The company makes additive-free organic yogurt from milk produced by its own herd of cows which is sold in some supermarkets, including Sainsbury’s and Morrisons.
Owner Jane Mackie says demand for organic dairy is growing year-on-year, particularly in milk, with that growth happening faster in England than Scotland.
She believes consumers could consider eating products such as yogurt less often, but choosing higher-quality options like organic as a treat when they do.

Rora Dairy near Peterhead in Aberdeenshire produces additive free organic yogurts
Rora Dairy near Peterhead in Aberdeenshire produces additive free organic yogurts
Jane added: “We’re not educating people well enough to realise that they could feed their children differently.
“It’s much cheaper to be feeding them a chicken McNugget than it is to be home cooking food and I think that’s a real issue.
“I think we have to realise that it’s important for our society and long-term health benefits to know that spending a little bit more money on your food is a good thing.”

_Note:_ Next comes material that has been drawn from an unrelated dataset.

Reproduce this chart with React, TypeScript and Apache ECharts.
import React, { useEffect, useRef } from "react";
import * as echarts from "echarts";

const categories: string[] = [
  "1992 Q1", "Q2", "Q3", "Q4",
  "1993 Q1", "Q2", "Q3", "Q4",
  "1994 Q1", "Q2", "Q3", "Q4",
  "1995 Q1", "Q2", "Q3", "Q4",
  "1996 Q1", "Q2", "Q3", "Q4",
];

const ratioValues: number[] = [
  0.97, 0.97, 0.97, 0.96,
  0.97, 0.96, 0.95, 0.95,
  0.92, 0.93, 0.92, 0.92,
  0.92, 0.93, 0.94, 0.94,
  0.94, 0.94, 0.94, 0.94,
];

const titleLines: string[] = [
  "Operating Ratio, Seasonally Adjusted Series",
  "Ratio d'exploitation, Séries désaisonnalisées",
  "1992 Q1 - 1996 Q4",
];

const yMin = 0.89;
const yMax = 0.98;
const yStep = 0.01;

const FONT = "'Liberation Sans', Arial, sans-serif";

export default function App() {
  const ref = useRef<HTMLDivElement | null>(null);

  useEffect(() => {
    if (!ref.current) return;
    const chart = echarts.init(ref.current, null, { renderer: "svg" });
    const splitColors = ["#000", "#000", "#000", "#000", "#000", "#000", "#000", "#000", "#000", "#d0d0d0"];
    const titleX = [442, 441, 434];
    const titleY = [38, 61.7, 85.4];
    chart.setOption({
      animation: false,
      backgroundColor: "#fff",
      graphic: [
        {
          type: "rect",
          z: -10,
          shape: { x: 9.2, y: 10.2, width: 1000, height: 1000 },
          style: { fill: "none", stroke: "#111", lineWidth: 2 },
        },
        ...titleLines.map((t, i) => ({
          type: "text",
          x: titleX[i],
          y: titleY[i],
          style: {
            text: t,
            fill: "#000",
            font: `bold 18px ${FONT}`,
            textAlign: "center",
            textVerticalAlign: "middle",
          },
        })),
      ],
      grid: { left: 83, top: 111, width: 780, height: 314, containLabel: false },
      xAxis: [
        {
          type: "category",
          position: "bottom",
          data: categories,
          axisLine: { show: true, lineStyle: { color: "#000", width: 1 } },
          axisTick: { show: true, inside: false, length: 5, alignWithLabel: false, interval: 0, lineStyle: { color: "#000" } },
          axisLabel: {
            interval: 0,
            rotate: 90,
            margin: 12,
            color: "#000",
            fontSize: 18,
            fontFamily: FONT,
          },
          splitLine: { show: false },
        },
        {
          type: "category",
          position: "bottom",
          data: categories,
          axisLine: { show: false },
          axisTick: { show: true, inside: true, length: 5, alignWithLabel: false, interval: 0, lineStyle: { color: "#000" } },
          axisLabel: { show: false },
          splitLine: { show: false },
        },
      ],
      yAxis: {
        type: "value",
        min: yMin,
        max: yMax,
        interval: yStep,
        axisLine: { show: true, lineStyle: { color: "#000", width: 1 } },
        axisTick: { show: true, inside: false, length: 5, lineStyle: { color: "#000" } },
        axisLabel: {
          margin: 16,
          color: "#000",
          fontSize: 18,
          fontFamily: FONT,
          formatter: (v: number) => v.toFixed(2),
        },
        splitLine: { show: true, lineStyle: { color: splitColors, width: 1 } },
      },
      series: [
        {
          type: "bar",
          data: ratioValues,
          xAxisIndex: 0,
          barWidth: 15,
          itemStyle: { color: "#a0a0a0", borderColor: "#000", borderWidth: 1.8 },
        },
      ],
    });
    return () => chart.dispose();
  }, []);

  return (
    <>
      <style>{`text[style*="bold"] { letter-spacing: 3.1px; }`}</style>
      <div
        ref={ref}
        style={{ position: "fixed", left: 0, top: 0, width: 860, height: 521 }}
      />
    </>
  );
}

In 2022, the Scottish government passed legislation called the Good Food Nation Scotland Act, external which aims to ensure that people “eat well” and benefit from “reliable and dignified access” to nutritious, affordable, enjoyable, and age-appropriate food.

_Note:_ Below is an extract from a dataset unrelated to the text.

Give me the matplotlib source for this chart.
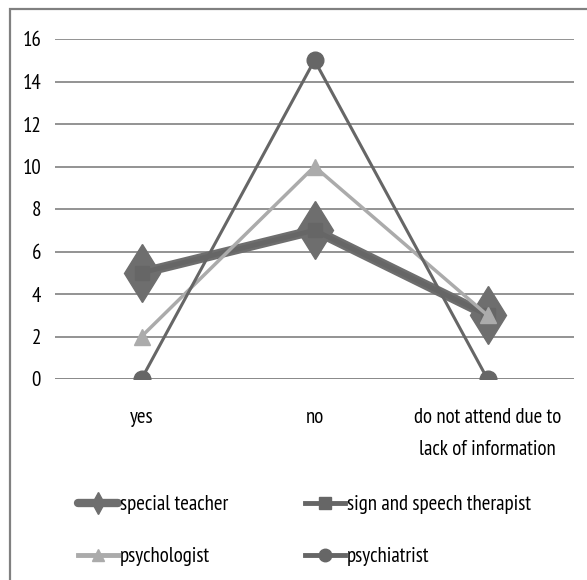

The SNP manifesto commitment to capping some food prices was dismissed as a “potty gimmick” by some retailers.
But First Minister John Swinney insisted it was a “moral outrage” that some people could not afford to feed themselves properly.
He told BBC Scotland News: “I admire and respect the quality within Scottish agriculture but I’ve also got to be mindful for the genuine hardship that families are facing in delivering an affordable shop.”
Swinney said that was the reason his government was bringing forward legislation to introduce price caps.
Farmers are facing increasing demands to deliver for nature and the environment, as well as consumers.
There is genuine concern from food producers that we’re in a “race to the bottom” which, they fear, could result in an influx of cheap imports pricing them out of the market.